● **Exercise goal**
Within the material below, find each line bearing the word "chart" and present it.

Extracted records:

____

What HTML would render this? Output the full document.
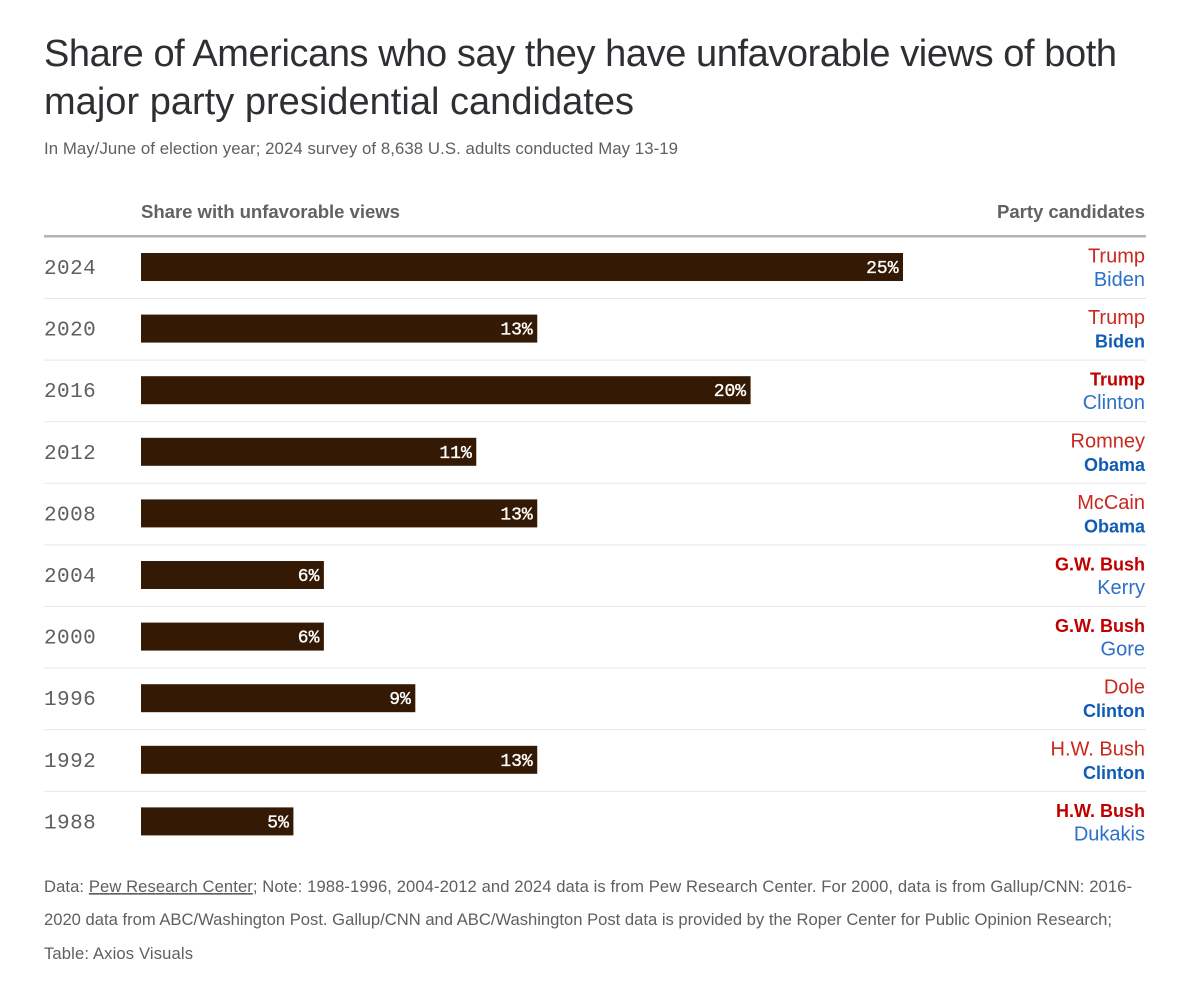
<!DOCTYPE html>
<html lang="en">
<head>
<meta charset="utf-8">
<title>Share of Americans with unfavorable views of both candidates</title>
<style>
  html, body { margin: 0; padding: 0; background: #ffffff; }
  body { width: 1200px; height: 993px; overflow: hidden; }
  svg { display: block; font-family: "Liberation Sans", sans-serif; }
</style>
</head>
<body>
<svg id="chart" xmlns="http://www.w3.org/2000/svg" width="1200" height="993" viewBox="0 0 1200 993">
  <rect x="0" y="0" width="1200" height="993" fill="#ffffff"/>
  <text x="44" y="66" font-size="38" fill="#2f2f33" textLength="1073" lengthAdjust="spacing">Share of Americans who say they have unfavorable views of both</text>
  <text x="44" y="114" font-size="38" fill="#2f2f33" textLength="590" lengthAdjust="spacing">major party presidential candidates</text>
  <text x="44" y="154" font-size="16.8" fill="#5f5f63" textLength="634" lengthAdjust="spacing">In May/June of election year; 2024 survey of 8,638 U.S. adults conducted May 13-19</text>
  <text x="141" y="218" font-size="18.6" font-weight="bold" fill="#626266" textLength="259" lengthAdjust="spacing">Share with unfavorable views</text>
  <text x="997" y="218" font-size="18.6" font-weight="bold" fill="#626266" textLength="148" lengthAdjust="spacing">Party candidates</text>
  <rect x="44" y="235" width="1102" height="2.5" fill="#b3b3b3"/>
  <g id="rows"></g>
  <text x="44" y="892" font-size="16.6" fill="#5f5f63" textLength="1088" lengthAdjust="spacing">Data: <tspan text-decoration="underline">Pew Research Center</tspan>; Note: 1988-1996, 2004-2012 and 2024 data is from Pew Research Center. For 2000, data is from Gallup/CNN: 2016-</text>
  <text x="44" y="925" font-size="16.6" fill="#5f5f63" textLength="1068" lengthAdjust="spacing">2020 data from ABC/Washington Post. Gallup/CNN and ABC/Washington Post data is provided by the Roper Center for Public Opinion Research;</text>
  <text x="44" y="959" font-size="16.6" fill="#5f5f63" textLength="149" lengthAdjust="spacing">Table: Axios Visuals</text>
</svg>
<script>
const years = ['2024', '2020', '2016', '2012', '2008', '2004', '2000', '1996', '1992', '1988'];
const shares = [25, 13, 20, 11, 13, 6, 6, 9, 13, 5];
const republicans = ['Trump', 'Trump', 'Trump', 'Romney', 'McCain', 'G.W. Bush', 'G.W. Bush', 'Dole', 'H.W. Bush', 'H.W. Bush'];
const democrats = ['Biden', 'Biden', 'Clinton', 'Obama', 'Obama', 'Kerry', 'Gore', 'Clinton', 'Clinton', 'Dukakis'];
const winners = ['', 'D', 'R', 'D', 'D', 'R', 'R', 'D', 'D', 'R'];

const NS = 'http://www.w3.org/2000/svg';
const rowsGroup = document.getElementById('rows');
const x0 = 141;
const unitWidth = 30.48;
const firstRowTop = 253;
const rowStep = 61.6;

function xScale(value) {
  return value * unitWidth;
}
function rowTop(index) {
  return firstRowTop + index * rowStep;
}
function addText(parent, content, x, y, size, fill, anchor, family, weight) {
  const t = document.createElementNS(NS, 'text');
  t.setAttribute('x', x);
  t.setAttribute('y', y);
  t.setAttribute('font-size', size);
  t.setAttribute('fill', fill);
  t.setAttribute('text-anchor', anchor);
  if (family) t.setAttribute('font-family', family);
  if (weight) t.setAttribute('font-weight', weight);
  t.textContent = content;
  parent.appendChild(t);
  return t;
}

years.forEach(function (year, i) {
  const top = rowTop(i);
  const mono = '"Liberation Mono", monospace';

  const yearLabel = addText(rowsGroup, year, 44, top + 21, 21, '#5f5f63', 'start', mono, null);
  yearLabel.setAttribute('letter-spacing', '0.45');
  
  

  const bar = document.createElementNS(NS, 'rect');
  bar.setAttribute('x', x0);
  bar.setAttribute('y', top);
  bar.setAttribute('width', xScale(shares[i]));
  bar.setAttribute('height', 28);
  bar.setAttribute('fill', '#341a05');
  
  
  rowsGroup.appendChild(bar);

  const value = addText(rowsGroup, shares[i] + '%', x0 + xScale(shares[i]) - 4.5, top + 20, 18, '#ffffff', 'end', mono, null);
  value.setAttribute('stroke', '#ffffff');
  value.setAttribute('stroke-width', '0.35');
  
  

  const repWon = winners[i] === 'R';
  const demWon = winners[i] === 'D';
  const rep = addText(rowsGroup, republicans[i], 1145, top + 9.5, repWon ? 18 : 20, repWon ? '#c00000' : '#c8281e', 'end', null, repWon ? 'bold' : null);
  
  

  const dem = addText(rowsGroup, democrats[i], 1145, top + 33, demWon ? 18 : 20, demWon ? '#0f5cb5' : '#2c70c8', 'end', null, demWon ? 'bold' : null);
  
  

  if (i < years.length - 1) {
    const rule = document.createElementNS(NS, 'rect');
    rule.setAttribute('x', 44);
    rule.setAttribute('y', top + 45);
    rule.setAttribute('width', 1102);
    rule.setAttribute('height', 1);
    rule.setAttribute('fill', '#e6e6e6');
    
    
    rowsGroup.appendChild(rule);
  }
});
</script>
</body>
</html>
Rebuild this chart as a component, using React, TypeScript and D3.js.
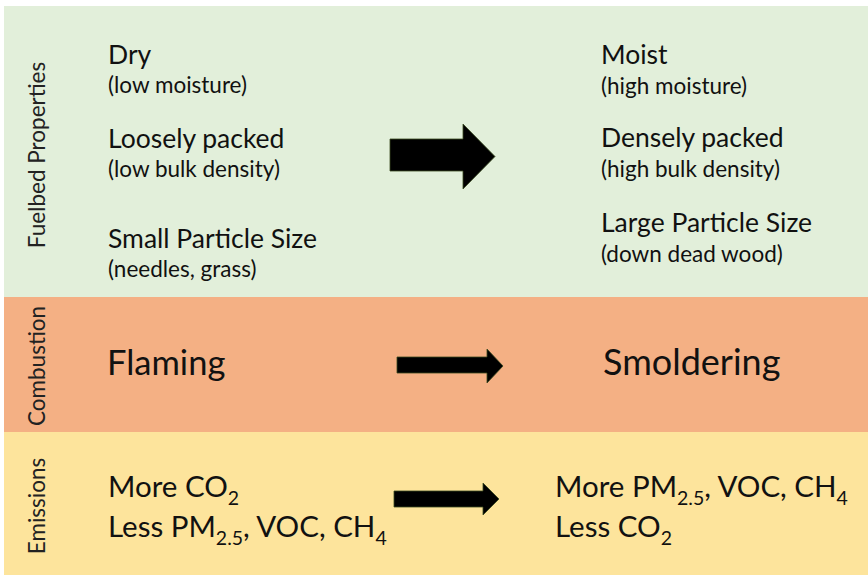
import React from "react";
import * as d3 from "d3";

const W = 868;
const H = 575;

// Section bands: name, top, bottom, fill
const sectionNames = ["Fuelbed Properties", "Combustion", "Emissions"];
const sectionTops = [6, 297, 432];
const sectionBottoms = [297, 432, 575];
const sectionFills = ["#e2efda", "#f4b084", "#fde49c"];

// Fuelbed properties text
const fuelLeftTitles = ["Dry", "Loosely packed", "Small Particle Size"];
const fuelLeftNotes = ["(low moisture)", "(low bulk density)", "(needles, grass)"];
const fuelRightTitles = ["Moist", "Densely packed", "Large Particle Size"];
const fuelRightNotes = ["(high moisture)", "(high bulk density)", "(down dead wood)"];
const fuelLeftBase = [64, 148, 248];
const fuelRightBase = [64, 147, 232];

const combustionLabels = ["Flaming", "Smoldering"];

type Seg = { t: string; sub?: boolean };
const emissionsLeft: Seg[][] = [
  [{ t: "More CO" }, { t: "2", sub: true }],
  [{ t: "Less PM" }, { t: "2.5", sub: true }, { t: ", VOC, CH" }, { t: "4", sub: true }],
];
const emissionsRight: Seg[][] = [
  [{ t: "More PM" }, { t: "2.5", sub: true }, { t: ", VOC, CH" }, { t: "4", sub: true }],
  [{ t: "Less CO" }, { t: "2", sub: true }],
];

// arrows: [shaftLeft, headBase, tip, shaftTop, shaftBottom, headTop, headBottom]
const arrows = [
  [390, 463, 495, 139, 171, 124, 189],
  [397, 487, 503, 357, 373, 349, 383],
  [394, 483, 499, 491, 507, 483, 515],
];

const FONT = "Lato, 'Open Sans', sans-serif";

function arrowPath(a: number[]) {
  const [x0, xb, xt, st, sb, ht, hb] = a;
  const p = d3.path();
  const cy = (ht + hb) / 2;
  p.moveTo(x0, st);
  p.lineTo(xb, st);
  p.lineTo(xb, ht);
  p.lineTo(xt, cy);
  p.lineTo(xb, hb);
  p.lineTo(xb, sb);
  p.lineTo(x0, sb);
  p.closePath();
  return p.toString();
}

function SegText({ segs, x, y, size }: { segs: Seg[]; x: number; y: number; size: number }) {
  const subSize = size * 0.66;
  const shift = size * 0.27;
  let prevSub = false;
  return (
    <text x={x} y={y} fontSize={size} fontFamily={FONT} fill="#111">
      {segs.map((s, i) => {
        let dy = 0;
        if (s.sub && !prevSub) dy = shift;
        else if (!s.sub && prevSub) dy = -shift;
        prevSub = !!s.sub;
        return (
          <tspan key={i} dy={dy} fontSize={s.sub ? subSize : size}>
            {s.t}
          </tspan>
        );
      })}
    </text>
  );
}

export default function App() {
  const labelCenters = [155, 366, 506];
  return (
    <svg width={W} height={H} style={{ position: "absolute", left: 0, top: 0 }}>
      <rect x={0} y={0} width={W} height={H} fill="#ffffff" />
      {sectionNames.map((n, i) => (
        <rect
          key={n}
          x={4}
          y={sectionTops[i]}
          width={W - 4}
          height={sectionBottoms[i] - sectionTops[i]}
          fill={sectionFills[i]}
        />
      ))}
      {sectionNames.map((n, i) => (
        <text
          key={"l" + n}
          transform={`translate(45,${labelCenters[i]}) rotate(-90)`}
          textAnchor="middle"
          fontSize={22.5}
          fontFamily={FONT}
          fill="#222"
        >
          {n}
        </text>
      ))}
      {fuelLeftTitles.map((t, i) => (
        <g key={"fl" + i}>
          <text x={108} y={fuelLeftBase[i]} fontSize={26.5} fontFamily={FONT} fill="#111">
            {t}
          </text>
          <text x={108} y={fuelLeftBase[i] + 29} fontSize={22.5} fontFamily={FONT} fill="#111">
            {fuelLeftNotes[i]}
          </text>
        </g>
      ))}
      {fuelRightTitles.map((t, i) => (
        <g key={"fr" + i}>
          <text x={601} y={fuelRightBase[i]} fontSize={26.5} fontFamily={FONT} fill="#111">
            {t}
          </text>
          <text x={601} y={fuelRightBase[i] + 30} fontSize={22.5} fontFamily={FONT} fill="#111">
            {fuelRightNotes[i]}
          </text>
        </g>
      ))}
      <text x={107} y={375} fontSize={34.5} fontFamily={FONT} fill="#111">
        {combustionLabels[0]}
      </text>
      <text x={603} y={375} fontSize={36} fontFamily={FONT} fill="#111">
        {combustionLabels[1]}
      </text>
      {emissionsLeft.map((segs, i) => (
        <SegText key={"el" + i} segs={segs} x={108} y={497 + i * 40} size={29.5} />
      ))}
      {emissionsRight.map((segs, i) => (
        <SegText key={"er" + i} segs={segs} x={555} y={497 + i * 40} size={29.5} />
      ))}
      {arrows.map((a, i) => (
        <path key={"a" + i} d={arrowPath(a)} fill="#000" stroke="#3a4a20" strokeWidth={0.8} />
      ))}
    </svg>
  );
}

____

● **Output below**
<svg id="chart" xmlns="http://www.w3.org/2000/svg" width="1200" height="993" viewBox="0 0 1200 993">
Rebuild this chart as a component, using React, TypeScript and D3.js.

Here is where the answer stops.